Hoy me di cuenta de algo muy importante. Algo sencillo y obvio, pero revelador. Nosotros, dichos animales racionales, a los cuales prefiero llamar animales simbólicos[1], estamos más implicados en nuestra relación con el no-humano (y creado por nosotros mismos), que en nuestra relación con el cuerpo humano. Reconocemos más autoridad a las máquinas y al tiempo dictado por los relojes y calendarios, que a los nuestros ciclos internos, aunque estos estén físicamente más cercanos. Aunque estén dentro de nosotros. Aunque nuestra pulsación – tan ritmada y cíclica y por esto tan poética – pueda ser percibida a cada respiración. A cada acción y inacción. A cada suspiro. A cada deseo que brota de nuestro ser.
El interior sabe. El cuerpo siempre sabe.
Pero se todo esto es verdad ¿porque muchas veces nosotros no sabemos?
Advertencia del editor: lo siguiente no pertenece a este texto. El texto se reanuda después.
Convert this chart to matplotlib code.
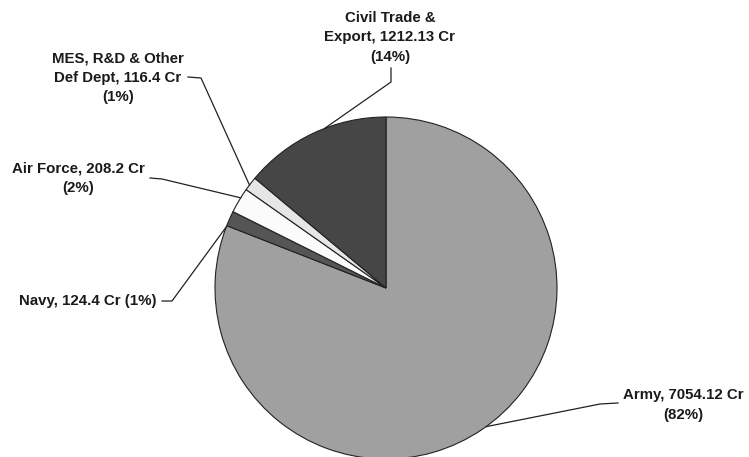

Nos quisieron hacer creer que tenemos un cuerpo y que él está separado de una supuesta alma, que está separada de la mente. Nos quisieron hacer creer que el corazón se opone a razón. Que la naturaleza se opone a cultura. Que el amor no coincide con el deseo.
Nos dijeron que hay un bien y un mal. Un cielo y un infierno. Un sagrado y un profano. Un camino cierto y otro errado. Una vida y una muerte y que las mismas no coinciden.
Colmaron nuestras cabezas de antinomias. Podaron nuestras ramas. Nos dijeron que deberíamos eligir: amor o trabajo, homo o hetero, publico o privado, blanco o pardo, luna o sol, azul o rojo.
Nos dijeron que el mundo es complejo. Y que la mediación universal masculina es necesaria. Que el hombre es malo por naturaleza. Que el hombre es bueno por naturaleza. ¡Que las mujeres están incluidas en la categoría hombres! O sea, que hay un pretenso neutro universal y lo mismo es masculino.
No nos hablaron de infinitas posibilidades. De acaso continuo. De unidad macrocósmica. De un cuerpo que es y, por esto, comprende. De do sexos singulares y dispares, pero no opuestos y nunca sobrepuestos. Nos ocultaron la historia de las mujeres. El miedo de los hombres. El tiempo de los ciclos. Nuestra conexión con todo que siente y vive.
Nos hicieron creer que hay que buscar un sentido para la vida – ¡como se vivir ya no fuera el sentido!!! Nos invitaron a sobrepasar la razón. A no escuchar la intuición. A adaptarse a la tecnología. A ignorar los límites del cuerpo. A pensar antes de sentir y, si hay duda, no reaccionar. Si hay duda, no sugerir. Si hay duda, callar.
Pero el mundo está cambiando. Vivimos un momento de grandes y profundos cambios. El patriarcado ha llegado a su fin y un nuevo orden surge. Un orden capaz de descalabrar la lógica binaria. De derrumbar el patriarcado. De enseñar que hay dos sujetos de conocimiento – hombre y mujer – y no uno que engloba el otro. Un orden donde se respecte las diferencias y la riqueza de cada ser.
Las señales que enseñan estos cambios son evidentes. Desde el colapso de las grandes economías mundiales, pasando por las tragedias y degradaciones ambientales, hasta la llegada de fuertes movimientos activistas, pacifistas, feministas.
Algo está pasando. Una nueva política está surgiendo. Una política del simbólico, pues, quizás, hacer simbólico, en cuanto crear y recrear sentido en la alteridad, es lo mejor que podemos aportar al mundo, buscando y creando mediaciones. Quizás sea este el único, simple y, a la vez, grande sentido de la vida.